この作品はベルリン国際映画祭銀熊賞を取った『シノニムズ』がアンスティチュ・フランセ日本「批評月間」の中でオリヴィエ・ペール氏のセレクションにより上映されたことで知られるようになったナダヴ・ラピド監督の新作である。映画監督である男Yは、パレスチナの少女のアイコンである「Ahed」についての次回作を構想する中で、砂漠化する村に前作を上映する旅に出る。その中で文化省の役人との出会いを経て、自らの母親が死んだという事実と、軍隊経験の中でもたらされる故郷の喪失や愛国心、そして表現の敵といえる検閲の問題と戦いながら、次回作の構想に苦しむ。スタイリッシュなカメラワークを武器に死んだ母親にヴィデオレターを送る形で展開されていく物語は、やがてこの映画の崩壊を示唆する形で終了する。映画そのものの意義を問うという形にあるのはやはり監督自身の亡命という意識が前作から貫かれる形で存在しているが故なのであろう。賛否両論わかれるだろうが、この作品に対して惜しみない拍手を送りたい。

 

オムニバス『永遠に続く嵐の年』を拝見する。ジャファール・パナヒ(実はコンペ作品の『砂利道』は実息子パナー・パナヒの作品である)が製作総指揮を務め、前述のアピチャッポンも含めた7人が集まりコロナ禍の今を舞台に製作された短編が集結した。存分退屈なこの作品の中で唯一別格だったのが、デヴィッド・ロウリーが、今ではなく生者の話ではなく、過去や死者という真逆の表象を用いることで災害への抵抗を見せたことである。ロウリーのみが生者ではなく死者の話を用いた点は奇特ではあるが、これはコロナ禍でジョルジョ・アガンベンが指摘するような埋葬の禁止という点と直結するかもしれない。我々には悼むことさえも認められなくなり、死者としての位置づけもあいまいなものとなったことで人権が奪われているとアガンベンは指摘するが、ロウリーはあえて死を迎えた夫の送る妻の振舞から人間の尊厳とは何かを提示しているのではないだろうか。

 

【フィルメックス:メイド・イン・ジャパン】

オムニバス『Made in Yamato』 は後日試写で拝見したためここでは簡単な記述にとどめていくが神奈川県大和市の地域振興のために個性的な映画作家たちが集まって制作された奇跡のような作品。その中で、『大和カリフォルニア』などで自らの故郷を用いた作品制作を行ってきた宮崎大祐作品は、自らが慣れ親しんだ大和市を埋め、コロナ禍で転覆させた新たな大和(YAMATO)像を提示する点として別格であると言える。

 

【総論】

コロナ禍から2年たった今年度の映画祭は、映画祭のセレクションに変化があったのは確かだと思われる。実際、TIFFオープニングとエンディングは実に久々に外国語映画のみで構成され、新設されたガラ・セレクションではこれまでとは異なり、アピチャツポンの作品がTIFFに来るなど大きな変化が見られた。しかしその一方で、日本映画スプラッシュがなくなったことにより日本映画の軽視が見られたのは看過できない。また、場所の移動により特に読売ホール上映回のプレス席が少ないのは極めて問題である。

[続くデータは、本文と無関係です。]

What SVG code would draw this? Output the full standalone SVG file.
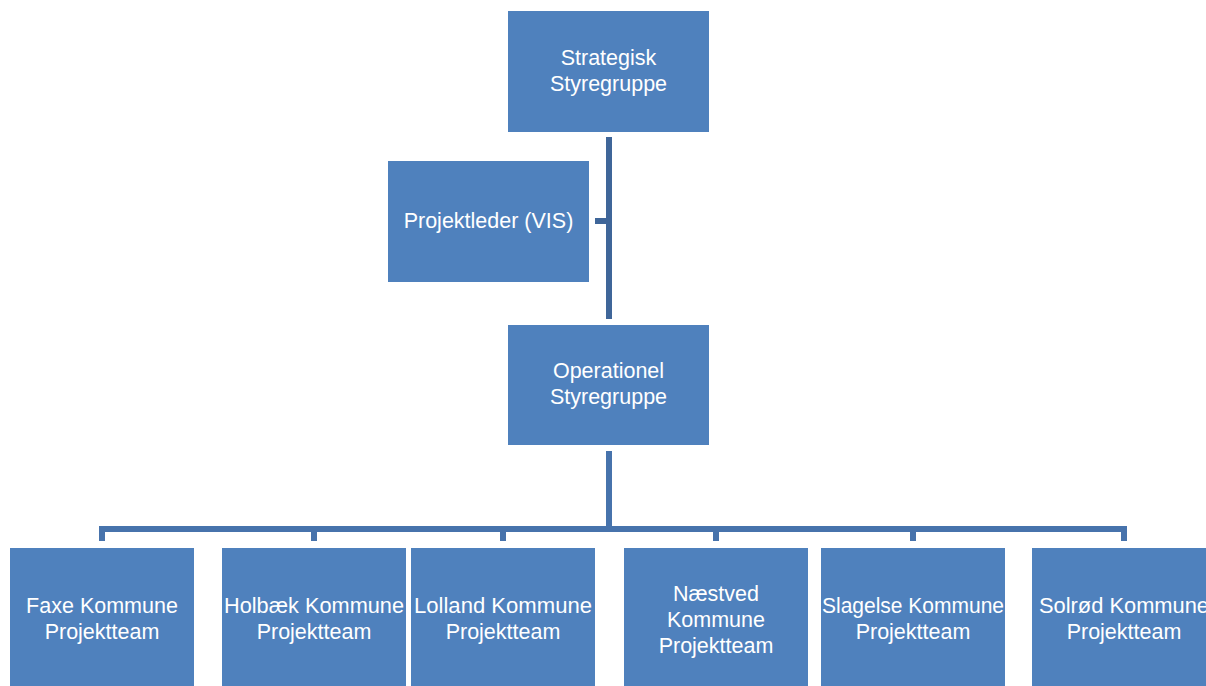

フィルメックスは総じて、ディレクター交替の年の一年目の年であったこともあり、なかなか課題が残るセレクションとなった。しかしこの課題は、来年以降いくらでも取り返せると信じている。コンペティション部門は新進気鋭の作家性を示す監督作品を集めることに今後とも注力していってもらいたいと思っている。ただIDパスホルダーの予約システムには是正が必要であると思わされる。

しかし何であれ、対面の映画祭を守るために今後何ができるかを考えていくのが我々の使命である。